Closed matheuscas closed 10 years ago
This looks good! Thanks for contributing.
One last thing: the Travis build is failing because not all the corpora are being downloaded. You can add the following lines to .travis.yml
to get all the necessary corpora:
before_install:
- "wget https://s3.amazonaws.com/textblob/nltk_data.tar.gz"
- "tar -xzvf nltk_data.tar.gz -C ~"
Ok, then. I'll put this on .travis.yml
and I'll try again.
Yes, sure. But would you mind to enlighten me the reasons? Just for learning purposes. :)
Is not working. Two tests are failing when I use what you suggested. See it:
======================================================================
FAIL: test_tag (tests.test_taggers.TestPerceptronTagger)
----------------------------------------------------------------------
Traceback (most recent call last):
File "/Users/matheuscas/Development/python/textblob-aptagger/tests/test_taggers.py", line 44, in test_tag
'better', 'than', 'complicated', '.'])
AssertionError: Lists differ: [] != [u'Simple', u'is', u'better', ...

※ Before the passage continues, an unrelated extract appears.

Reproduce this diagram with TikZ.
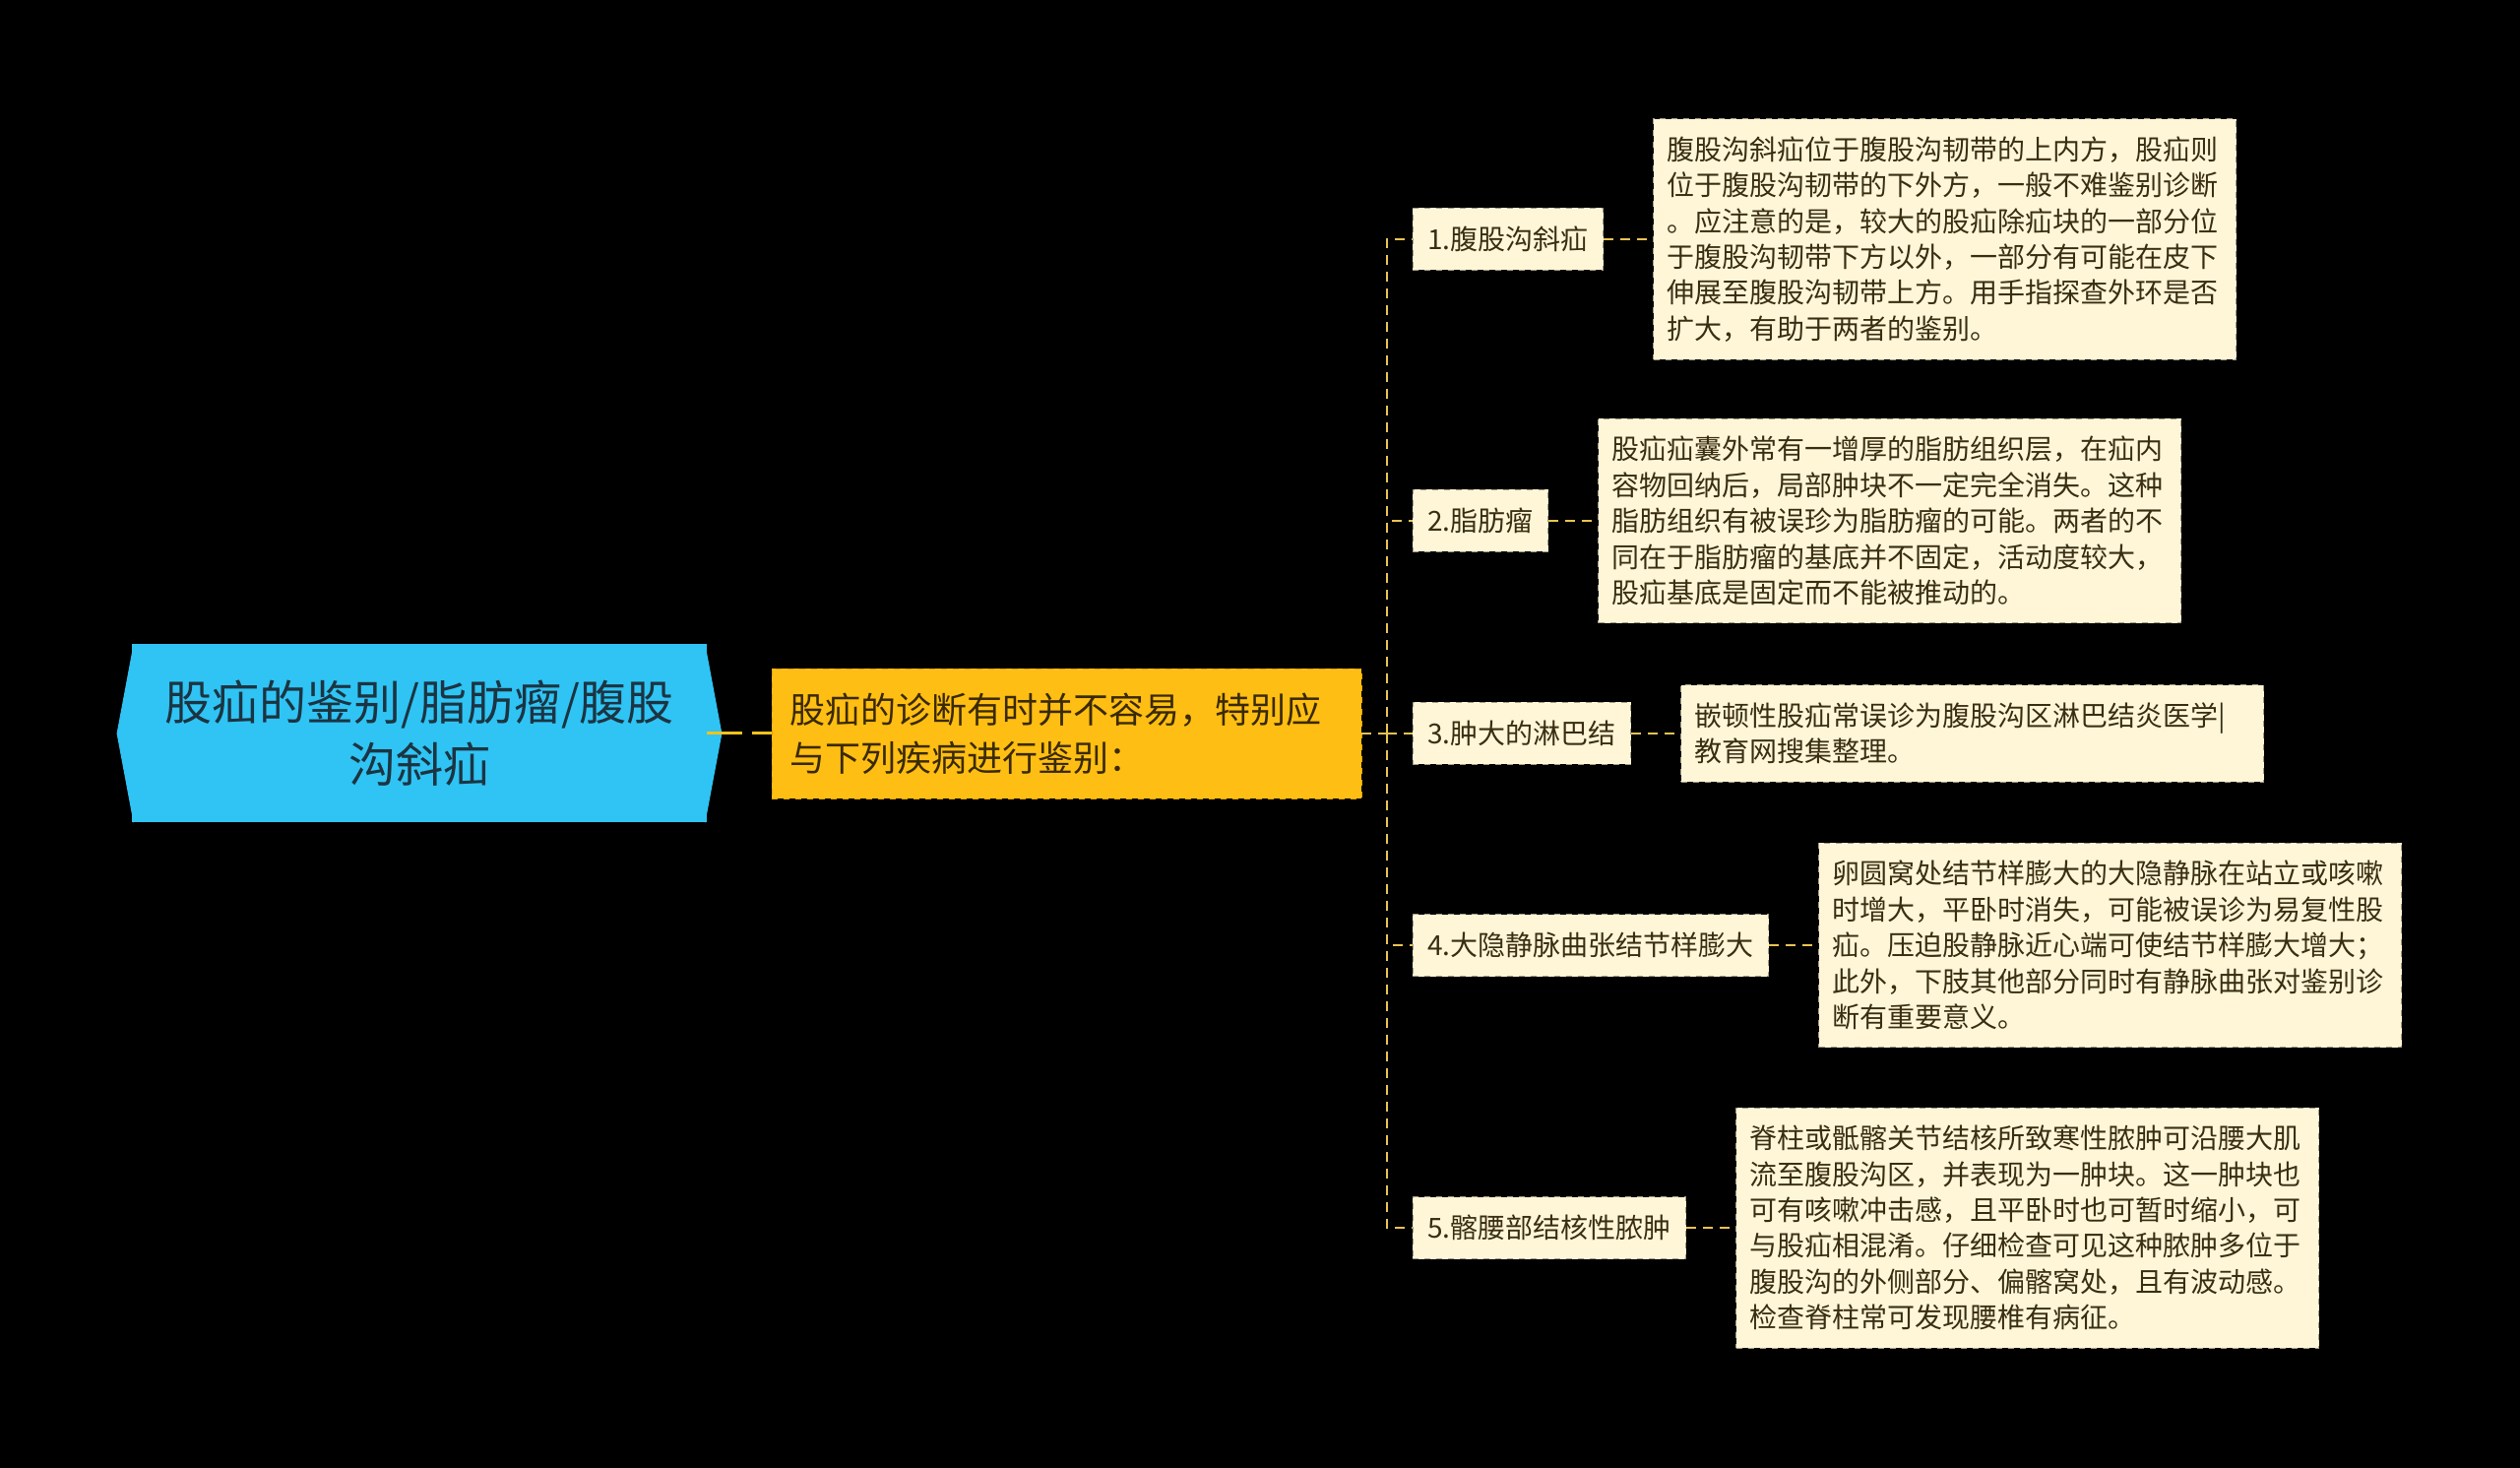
\documentclass[tikz,border=0pt]{standalone}
\usepackage[]{fontspec}
\setmainfont{Noto Sans CJK SC}
\usepackage[]{tikz}
\usetikzlibrary{positioning}
\definecolor{rootblue}{HTML}{2FC4F4}
\definecolor{rootink}{HTML}{1C3442}
\definecolor{midorange}{HTML}{FFBE14}
\definecolor{midedge}{HTML}{E5A300}
\definecolor{midink}{HTML}{3A2A00}
\definecolor{cream}{HTML}{FFF6D8}
\definecolor{creamedge}{HTML}{A39C86}
\definecolor{noteink}{HTML}{3A2E12}
\definecolor{linkgold}{HTML}{F2C21C}
\definecolor{branchgold}{HTML}{E8C352}
\tikzset{hexbox/.style = {fill=rootblue, text=rootink, minimum width=292pt, minimum height=90.5pt, inner sep=0, align=center, font=\fontsize{24}{31.5}\selectfont}}
\tikzset{midbox/.style = {fill=midorange, draw=midedge, dashed, text=midink, text width=281.5pt, inner xsep=9pt, minimum height=66pt, align=left, font=\fontsize{18}{24.5}\selectfont}}
\tikzset{itembox/.style = {fill=cream, draw=creamedge, dashed, text=noteink, anchor=west, minimum height=31.5pt, inner xsep=7.5pt, font=\fontsize{14}{18}\selectfont}}
\tikzset{notebox/.style = {fill=cream, draw=creamedge, dashed, text=noteink, text width=282pt, inner xsep=7pt, inner ysep=9pt, align=left, font=\fontsize{14}{18.2}\selectfont}}
\tikzset{mainlink/.style = {draw=linkgold, line width=1.5pt, dash pattern=on 18pt off 5pt}}
\tikzset{branch/.style = {draw=branchgold, line width=1pt, dash pattern=on 5pt off 3.5pt}}

\begin{document}
\begin{tikzpicture}[x=0.5pt, y=-0.5pt]
            \fill [black] (0,0) rectangle (2560,1491);
            \useasboundingbox (0,0) rectangle (2560,1491);
            % root hexagon
            \node [hexbox] (root) at (426,745) {股疝的鉴别/脂肪瘤/腹股\\沟斜疝};
            \fill [rootblue] ([xshift=1pt]root.north west) -- ([xshift=-7.5pt]root.west) -- ([xshift=1pt]root.south west) -- cycle;
            \fill [rootblue] ([xshift=-1pt]root.north east) -- ([xshift=7.5pt]root.east) -- ([xshift=-1pt]root.south east) -- cycle;
            \node [midbox] (mid) at (1083.5,745) {股疝的诊断有时并不容易，特别应\\与下列疾病进行鉴别：};
            \draw [mainlink] (root.east)--(mid.west);
            % items
            \node [itembox] (c1) at (1435,243) {1.腹股沟斜疝};
            \node [itembox] (c2) at (1435,529) {2.脂肪瘤};
            \node [itembox] (c3) at (1435,745) {3.肿大的淋巴结};
            \node [itembox] (c4) at (1435,960) {4.大隐静脉曲张结节样膨大};
            \node [itembox] (c5) at (1435,1247) {5.髂腰部结核性脓肿};
            \node [notebox, right=25pt of c1] (d1) {腹股沟斜疝位于腹股沟韧带的上内方，股疝则\\位于腹股沟韧带的下外方，一般不难鉴别诊断\\。应注意的是，较大的股疝除疝块的一部分位\\于腹股沟韧带下方以外，一部分有可能在皮下\\伸展至腹股沟韧带上方。用手指探查外环是否\\扩大，有助于两者的鉴别。};
            \node [notebox, right=25pt of c2] (d2) {股疝疝囊外常有一增厚的脂肪组织层，在疝内\\容物回纳后，局部肿块不一定完全消失。这种\\脂肪组织有被误珍为脂肪瘤的可能。两者的不\\同在于脂肪瘤的基底并不固定，活动度较大，\\股疝基底是固定而不能被推动的。};
            \node [notebox, right=25pt of c3] (d3) {嵌顿性股疝常误诊为腹股沟区淋巴结炎医学|\\教育网搜集整理。};
            \node [notebox, right=25pt of c4] (d4) {卵圆窝处结节样膨大的大隐静脉在站立或咳嗽\\时增大，平卧时消失，可能被误诊为易复性股\\疝。压迫股静脉近心端可使结节样膨大增大；\\此外，下肢其他部分同时有静脉曲张对鉴别诊\\断有重要意义。};
            \node [notebox, right=25pt of c5] (d5) {脊柱或骶髂关节结核所致寒性脓肿可沿腰大肌\\流至腹股沟区，并表现为一肿块。这一肿块也\\可有咳嗽冲击感，且平卧时也可暂时缩小，可\\与股疝相混淆。仔细检查可见这种脓肿多位于\\腹股沟的外侧部分、偏髂窝处，且有波动感。\\检查脊柱常可发现腰椎有病征。};
            % branches
            \coordinate (fork) at (1409,745);
            \draw [branch] (mid.east)--(fork);
            \foreach \k in {1,...,5} {
                \draw [branch] (fork) |- (c\k.west);
                \draw [branch] (c\k.east)--(d\k.west);
            }
        \end{tikzpicture}
\end{document}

Second list contains 12 additional elements.
First extra element 0:
Simple
- []
+ [u'Simple',
+ u'is',
+ u'better',
+ u'than',
+ u'complex',
+ u'.',
+ u'Complex',
+ u'is',
+ u'better',
+ u'than',
+ u'complicated',
+ u'.']
======================================================================
FAIL: test_tag_textblob (tests.test_taggers.TestPerceptronTagger)

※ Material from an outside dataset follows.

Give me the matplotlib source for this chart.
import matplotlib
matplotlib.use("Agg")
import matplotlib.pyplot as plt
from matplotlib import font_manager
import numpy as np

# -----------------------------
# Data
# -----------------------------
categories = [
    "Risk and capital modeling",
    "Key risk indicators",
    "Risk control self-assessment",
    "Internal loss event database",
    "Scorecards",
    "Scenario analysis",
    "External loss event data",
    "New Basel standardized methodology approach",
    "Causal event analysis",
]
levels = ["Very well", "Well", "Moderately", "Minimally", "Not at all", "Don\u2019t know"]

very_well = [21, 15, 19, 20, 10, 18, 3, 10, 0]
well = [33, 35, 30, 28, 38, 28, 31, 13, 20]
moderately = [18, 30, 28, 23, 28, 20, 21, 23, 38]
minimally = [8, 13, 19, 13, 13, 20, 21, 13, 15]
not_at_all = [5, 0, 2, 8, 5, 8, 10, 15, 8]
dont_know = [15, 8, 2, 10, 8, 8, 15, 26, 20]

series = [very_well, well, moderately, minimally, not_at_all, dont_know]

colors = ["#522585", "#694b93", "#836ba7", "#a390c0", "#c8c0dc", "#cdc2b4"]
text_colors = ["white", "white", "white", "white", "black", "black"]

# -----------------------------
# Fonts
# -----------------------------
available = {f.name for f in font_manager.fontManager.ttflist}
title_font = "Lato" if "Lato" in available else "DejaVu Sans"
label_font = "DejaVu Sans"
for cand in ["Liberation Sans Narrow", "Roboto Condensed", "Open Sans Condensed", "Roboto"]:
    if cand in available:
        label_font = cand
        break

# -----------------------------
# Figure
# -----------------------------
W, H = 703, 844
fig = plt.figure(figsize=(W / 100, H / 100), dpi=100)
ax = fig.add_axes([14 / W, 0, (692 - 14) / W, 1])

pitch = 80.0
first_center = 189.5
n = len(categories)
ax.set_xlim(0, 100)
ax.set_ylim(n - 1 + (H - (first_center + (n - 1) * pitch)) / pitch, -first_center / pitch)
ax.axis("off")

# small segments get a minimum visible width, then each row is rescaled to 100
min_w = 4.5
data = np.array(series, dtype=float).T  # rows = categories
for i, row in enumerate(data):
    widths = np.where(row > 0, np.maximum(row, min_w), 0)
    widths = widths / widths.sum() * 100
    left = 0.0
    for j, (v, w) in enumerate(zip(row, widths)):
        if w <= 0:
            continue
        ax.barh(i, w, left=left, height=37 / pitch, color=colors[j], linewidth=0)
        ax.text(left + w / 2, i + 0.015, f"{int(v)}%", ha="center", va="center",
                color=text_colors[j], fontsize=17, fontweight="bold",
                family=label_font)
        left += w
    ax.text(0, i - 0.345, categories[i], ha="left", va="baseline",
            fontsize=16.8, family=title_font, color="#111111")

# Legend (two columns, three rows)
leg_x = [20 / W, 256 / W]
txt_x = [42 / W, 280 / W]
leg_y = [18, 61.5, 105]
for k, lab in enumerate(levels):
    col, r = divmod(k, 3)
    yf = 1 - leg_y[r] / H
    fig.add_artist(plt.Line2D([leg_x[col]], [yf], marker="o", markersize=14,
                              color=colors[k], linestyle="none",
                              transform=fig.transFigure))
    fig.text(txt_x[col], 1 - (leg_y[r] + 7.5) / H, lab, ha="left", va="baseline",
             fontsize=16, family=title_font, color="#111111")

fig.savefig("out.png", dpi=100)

----------------------------------------------------------------------
Traceback (most recent call last):
File "/Users/matheuscas/Development/python/textblob-aptagger/tests/test_taggers.py", line 53, in test_tag_textblob
'better', 'than', 'complicated'])
AssertionError: Lists differ: [] != [u'Simple', u'is', u'better', ...
Second list contains 10 additional elements.
First extra element 0:
Simple
- []
+ [u'Simple',
+ u'is',
+ u'better',
+ u'than',
+ u'complex',
+ u'Complex',
+ u'is',
+ u'better',
+ u'than',
+ u'complicated']
----------------------------------------------------------------------
Ran 5 tests in 5.480s
FAILED (failures=2)
Oh I see. word_tokenize
and sent_tokenize
both return a generator rather than a list, which is more memory-efficient than keeping all tokens in memory. However, the list comp on line 50 exhausts the generator of words, which is why the for loop
on line 51 does not make any iterations.
I think what you have is fine. Thanks for the contribution.
You're welcome. Keep doing the good work.
This pull request it is supposed to close issues 3 that I opened. I've updated imports, code, tests, changelog and minimum requirements (TextBlob 0.9).